Controversies and debates
Reading against the grain
- Proponents of a more conservative or traditional moral reading argue that Fitzgerald’s work ultimately advocates for restraint, community standards, and accountability, especially in a society that prizes novelty and surfaces over substance. They contend that the novels offer warnings about the fragility of virtue in the face of conspicuous consumption and social fragmentation.
Critics of moral alarmism
- Critics who emphasize social critique, racial representation, or feminist perspectives push beyond the boundaries of a single moral frame. They argue that the literature not only reflects but challenges power structures, inclusivity, and the meaning of citizenship in a pluralist society.
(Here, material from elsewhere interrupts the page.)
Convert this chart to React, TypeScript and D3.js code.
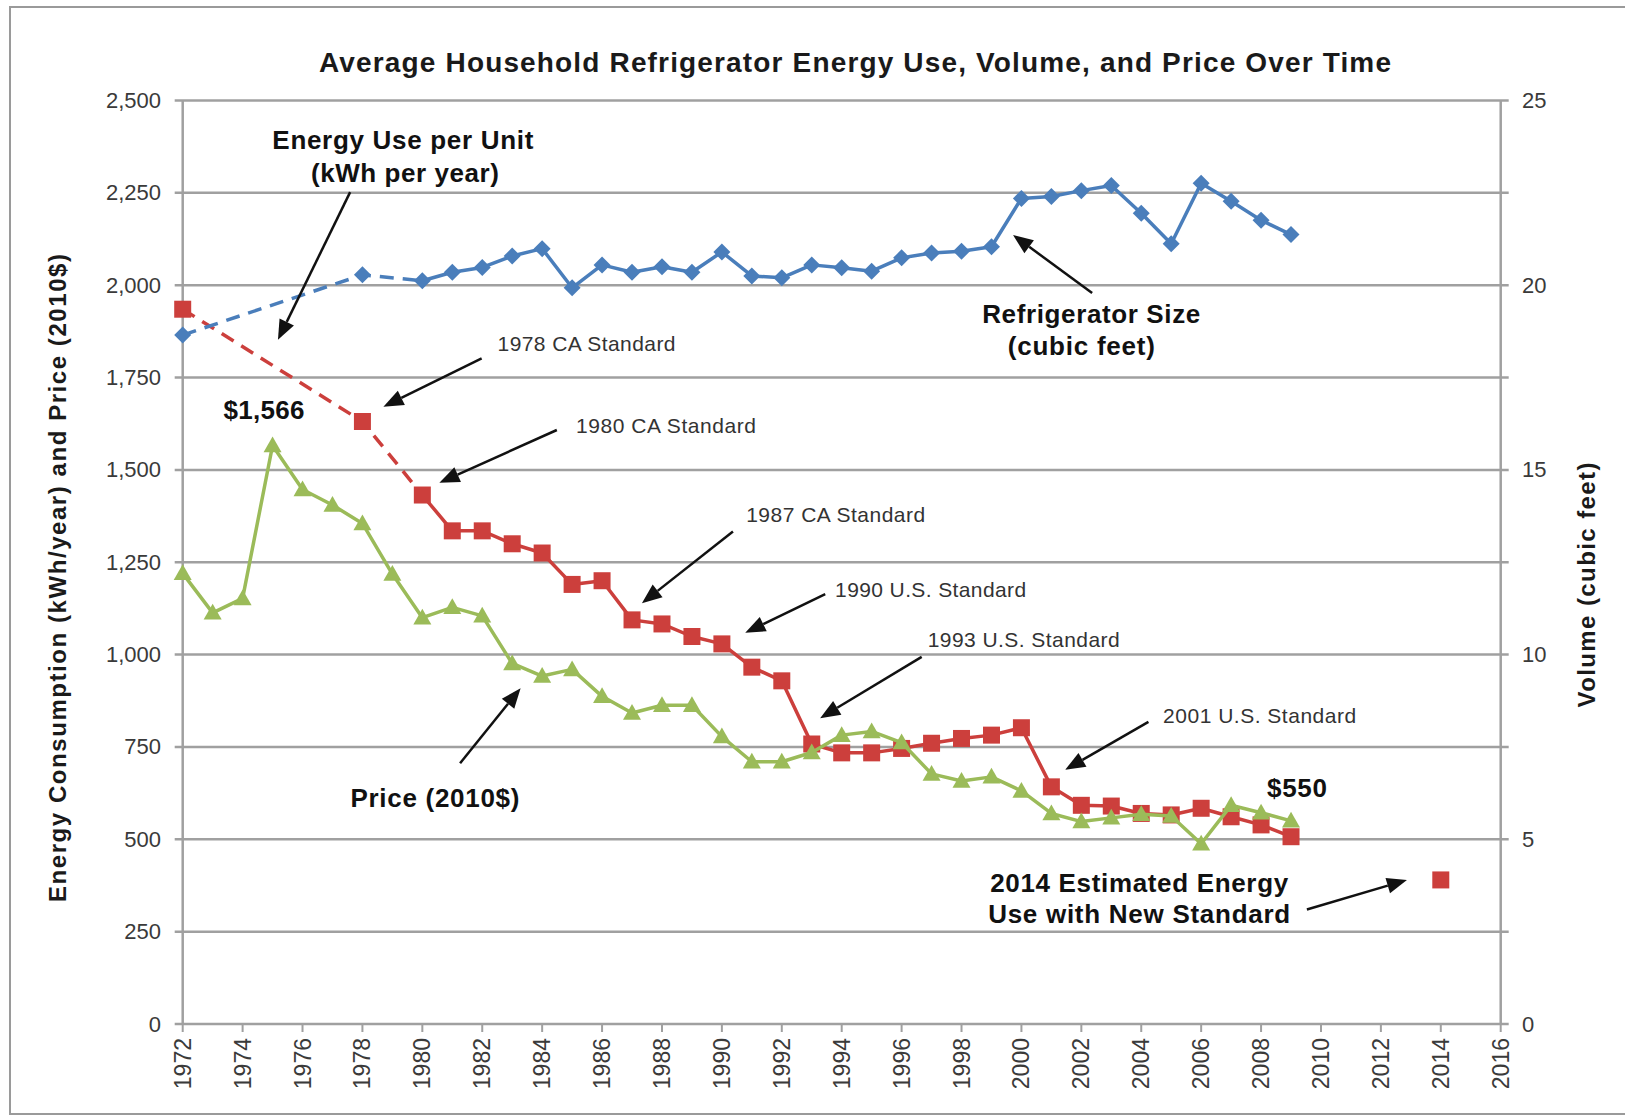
import React from "react";
import * as d3 from "d3";

// ---- data ----
const energyYears = [1972, 1978, 1980, 1981, 1982, 1983, 1984, 1985, 1986, 1987, 1988, 1989, 1990, 1991, 1992, 1993, 1994, 1995, 1996, 1997, 1998, 1999, 2000, 2001, 2002, 2003, 2004, 2005, 2006, 2007, 2008, 2009];
const energyKwh = [1935, 1631, 1432, 1335, 1335, 1300, 1275, 1190, 1200, 1094, 1083, 1049, 1029, 966, 929, 758, 734, 734, 746, 760, 773, 782, 802, 642, 592, 590, 570, 566, 584, 561, 539, 507];
const estimateYear = 2014;
const estimateKwh = 390;

const priceYears = [1972, 1973, 1974, 1975, 1976, 1977, 1978, 1979, 1980, 1981, 1982, 1983, 1984, 1985, 1986, 1987, 1988, 1989, 1990, 1991, 1992, 1993, 1994, 1995, 1996, 1997, 1998, 1999, 2000, 2001, 2002, 2003, 2004, 2005, 2006, 2007, 2008, 2009];
const priceUsd = [1220, 1113, 1152, 1566, 1447, 1405, 1355, 1218, 1100, 1128, 1105, 976, 942, 960, 887, 842, 863, 863, 778, 710, 710, 735, 782, 792, 762, 677, 658, 669, 631, 570, 548, 558, 568, 563, 488, 592, 572, 550];

const volumeYears = [1972, 1978, 1980, 1981, 1982, 1983, 1984, 1985, 1986, 1987, 1988, 1989, 1990, 1991, 1992, 1993, 1994, 1995, 1996, 1997, 1998, 1999, 2000, 2001, 2002, 2003, 2004, 2005, 2006, 2007, 2008, 2009];
const volumeCuFt = [18.65, 20.28, 20.12, 20.35, 20.48, 20.79, 20.99, 19.93, 20.55, 20.35, 20.5, 20.35, 20.9, 20.25, 20.2, 20.55, 20.47, 20.38, 20.74, 20.87, 20.92, 21.04, 22.35, 22.4, 22.56, 22.7, 21.95, 21.12, 22.76, 22.27, 21.76, 21.37];

// the first three points of energy and volume are joined by dashed lines
const dashedCount = 3;

const leftTicks = [0, 250, 500, 750, 1000, 1250, 1500, 1750, 2000, 2250, 2500];
const rightTicks = [0, 5, 10, 15, 20, 25];
const yearTicks = [1972, 1974, 1976, 1978, 1980, 1982, 1984, 1986, 1988, 1990, 1992, 1994, 1996, 1998, 2000, 2002, 2004, 2006, 2008, 2010, 2012, 2014, 2016];

const title = "Average Household Refrigerator Energy Use, Volume, and Price Over Time";

// annotations, placed in data units (year, left-axis value)
const notes = [
  { text: "Energy Use per Unit", yr: 1979.35, v: 2393, anchor: "middle", bold: true, len: 261 },
  { text: "(kWh per year)", yr: 1979.42, v: 2304, anchor: "middle", bold: true, len: 188 },
  { text: "1978 CA Standard", yr: 1982.51, v: 1841, anchor: "start", bold: false, len: 178 },
  { text: "1980 CA Standard", yr: 1985.13, v: 1619, anchor: "start", bold: false, len: 180 },
  { text: "1987 CA Standard", yr: 1990.81, v: 1378, anchor: "start", bold: false, len: 179 },
  { text: "1990 U.S. Standard", yr: 1993.78, v: 1175, anchor: "start", bold: false, len: 191 },
  { text: "1993 U.S. Standard", yr: 1996.87, v: 1041, anchor: "start", bold: false, len: 192 },
  { text: "2001 U.S. Standard", yr: 2004.73, v: 836, anchor: "start", bold: false, len: 193 },
  { text: "Price (2010$)", yr: 1980.42, v: 612, anchor: "middle", bold: true, len: 169 },
  { text: "$1,566", yr: 1974.71, v: 1661, anchor: "middle", bold: true, len: 81 },
  { text: "$550", yr: 2009.2, v: 639, anchor: "middle", bold: true, len: 60 },
  { text: "Refrigerator Size", yr: 2002.33, v: 1922, anchor: "middle", bold: true, len: 218 },
  { text: "(cubic feet)", yr: 2002.0, v: 1835, anchor: "middle", bold: true, len: 147 },
  { text: "2014 Estimated Energy", yr: 2003.93, v: 382, anchor: "middle", bold: true, len: 298 },
  { text: "Use with New Standard", yr: 2003.93, v: 298, anchor: "middle", bold: true, len: 302 },
];

const arrows = [
  { from: [1977.59, 2252], to: [1975.18, 1852] },
  { from: [1981.98, 1802], to: [1978.7, 1671] },
  { from: [1984.49, 1608], to: [1980.57, 1465] },
  { from: [1990.37, 1333], to: [1987.33, 1139] },
  { from: [1993.45, 1164], to: [1990.78, 1059] },
  { from: [1996.67, 994], to: [1993.28, 828] },
  { from: [2004.24, 818], to: [2001.46, 688] },
  { from: [2009.53, 310], to: [2012.87, 390] },
  { from: [2002.36, 1979], to: [1999.72, 2136] },
  { from: [1981.26, 706], to: [1983.28, 909] },
];

const RED = "#cc3f3c";
const GREEN = "#9bbb59";
const BLUE = "#4a7ebb";
const GRID = "#a0a0a0";
const FONT = "'Liberation Sans', Arial, Helvetica, sans-serif";

const square = (cx: number, cy: number, r: number) =>
  `M${cx - r},${cy - r}H${cx + r}V${cy + r}H${cx - r}Z`;
const triangle = (cx: number, cy: number, r: number) =>
  `M${cx},${cy - r}L${cx + r},${cy + r * 0.75}L${cx - r},${cy + r * 0.75}Z`;
const diamond = (cx: number, cy: number, r: number) =>
  `M${cx},${cy - r}L${cx + r},${cy}L${cx},${cy + r}L${cx - r},${cy}Z`;

function arrowParts(x1: number, y1: number, x2: number, y2: number) {
  const len = 20, half = 8;
  const dx = x2 - x1, dy = y2 - y1;
  const L = Math.hypot(dx, dy);
  const ux = dx / L, uy = dy / L;
  const bx = x2 - ux * len, by = y2 - uy * len;
  return {
    bx, by,
    head: `${x2},${y2} ${bx - uy * half},${by + ux * half} ${bx + uy * half},${by - ux * half}`,
  };
}

export default function App() {
  const left = 182.7, right = 1500.7, top = 100.5, bottom = 1024;

  const x = d3.scaleLinear().domain([1972, 2016]).range([left, right]);
  const yL = d3.scaleLinear().domain([0, 2500]).range([bottom, top]);
  const yR = d3.scaleLinear().domain([0, 25]).range([bottom, top]);

  const energy = energyYears.map((yr, i) => [x(yr), yL(energyKwh[i])] as [number, number]);
  const price = priceYears.map((yr, i) => [x(yr), yL(priceUsd[i])] as [number, number]);
  const volume = volumeYears.map((yr, i) => [x(yr), yR(volumeCuFt[i])] as [number, number]);

  const line = d3.line();

  return (
    <svg
      width={1625}
      height={1119}
      style={{ position: "absolute", left: 0, top: 0, background: "#fff" }}
      fontFamily={FONT}
    >
      <rect x={10} y={7} width={1640} height={1107} fill="#fff" stroke="#9a9a9a" strokeWidth={2} />

      <text x={855} y={62} textAnchor="middle" dominantBaseline="central" fontSize={28} fontWeight="bold"
        fill="#1a1a1a" textLength={1072}>
        {title}
      </text>

      {/* gridlines */}
      {leftTicks.map((t) => (
        <g key={"g" + t}>
          <line x1={left - 8} x2={right + 8} y1={yL(t)} y2={yL(t)} stroke={GRID} strokeWidth={2.5} />
          <text x={161} y={yL(t)} textAnchor="end" dominantBaseline="central" fontSize={22} fill="#3a3a3a">
            {d3.format(",")(t)}
          </text>
        </g>
      ))}
      {rightTicks.map((t) => (
        <text key={"r" + t} x={1522} y={yR(t)} textAnchor="start" dominantBaseline="central" fontSize={22} fill="#3a3a3a">
          {t}
        </text>
      ))}

      {/* axes */}
      <line x1={left} x2={left} y1={top} y2={bottom} stroke={GRID} strokeWidth={2.5} />
      <line x1={right} x2={right} y1={top} y2={bottom} stroke={GRID} strokeWidth={2.5} />
      {yearTicks.map((yr) => (
        <g key={"x" + yr}>
          <line x1={x(yr)} x2={x(yr)} y1={bottom} y2={bottom + 8} stroke={GRID} strokeWidth={2} />
          <text
            transform={`translate(${x(yr)},${bottom + 14}) rotate(-90)`}
            textAnchor="end"
            dominantBaseline="central"
            fontSize={23}
            fill="#3a3a3a"
          >
            {yr}
          </text>
        </g>
      ))}

      <text transform={`translate(57,578) rotate(-90)`} textAnchor="middle" dominantBaseline="central"
        fontSize={24} fontWeight="bold" fill="#1a1a1a" textLength={648}>
        Energy Consumption (kWh/year) and Price (2010$)
      </text>
      <text transform={`translate(1586,585) rotate(-90)`} textAnchor="middle" dominantBaseline="central"
        fontSize={24} fontWeight="bold" fill="#1a1a1a" textLength={245}>
        Volume (cubic feet)
      </text>

      {/* energy */}
      <path d={line(energy.slice(0, dashedCount)) || ""} fill="none" stroke={RED} strokeWidth={3.5} strokeDasharray="14 9" />
      <path d={line(energy.slice(dashedCount - 1)) || ""} fill="none" stroke={RED} strokeWidth={3.5} strokeLinejoin="round" />
      {energy.map(([px, py], i) => (
        <path key={"e" + i} d={square(px, py, 8.5)} fill={RED} />
      ))}
      <path d={square(x(estimateYear), yL(estimateKwh), 8.5)} fill={RED} />

      {/* price */}
      <path d={line(price) || ""} fill="none" stroke={GREEN} strokeWidth={3.5} strokeLinejoin="round" />
      {price.map(([px, py], i) => (
        <path key={"p" + i} d={triangle(px, py, 9)} fill={GREEN} />
      ))}

      {/* volume */}
      <path d={line(volume.slice(0, dashedCount)) || ""} fill="none" stroke={BLUE} strokeWidth={3.5} strokeDasharray="14 9" />
      <path d={line(volume.slice(dashedCount - 1)) || ""} fill="none" stroke={BLUE} strokeWidth={3.5} strokeLinejoin="round" />
      {volume.map(([px, py], i) => (
        <path key={"v" + i} d={diamond(px, py, 8.5)} fill={BLUE} />
      ))}

      {/* annotations */}
      {arrows.map((a, i) => {
        const x1 = x(a.from[0]), y1 = yL(a.from[1]);
        const x2 = x(a.to[0]), y2 = yL(a.to[1]);
        const p = arrowParts(x1, y1, x2, y2);
        return (
          <g key={"a" + i}>
            <line x1={x1} y1={y1} x2={p.bx} y2={p.by} stroke="#111" strokeWidth={2.5} />
            <polygon points={p.head} fill="#111" />
          </g>
        );
      })}
      {notes.map((n, i) => (
        <text
          key={"n" + i}
          x={x(n.yr)}
          y={yL(n.v)}
          textAnchor={n.anchor}
          dominantBaseline="central"
          fontSize={n.bold ? 26 : 21}
          fontWeight={n.bold ? "bold" : "normal"}
          fill={n.bold ? "#111" : "#333"}
          textLength={n.len}
        >
          {n.text}
        </text>
      ))}
    </svg>
  );
}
In this reading, Fitzgerald’s depictions of women and racialized characters are analyzed as historically constrained yet thematically consequential, serving as a record of attitudes that later reformers would contest.
The politics of interpretation
- The debates over Fitzgerald’s work often reflect broader disagreements about how to assess literature that is both aesthetically sophisticated and morally ambiguous. The question becomes not only what Fitzgerald intended but what his readers insist upon as the ethical core of his fiction in changing times. In this sense, the critical conversation around Fitzgerald remains lively, with new readings continuing to emerge as social norms evolve and new historical sources come to light.
Influence and legacy
Fitzgerald’s achievement lies in the fusion of artistic craft with hard-edged moral inquiry. The Great Gatsby, in particular, functions as a cultural touchstone for debates about wealth, class, and the viability of the American project. His other major works contribute to a broader portrait of a generation negotiating the boundaries of modern life, romantic aspiration, and the consequences of social change. The enduring interest in Fitzgerald’s work—its capacity to provoke both admiration for style and debate about ethical meaning—attests to a literary enterprise that remains central to understandings of American literature and its moral imagination.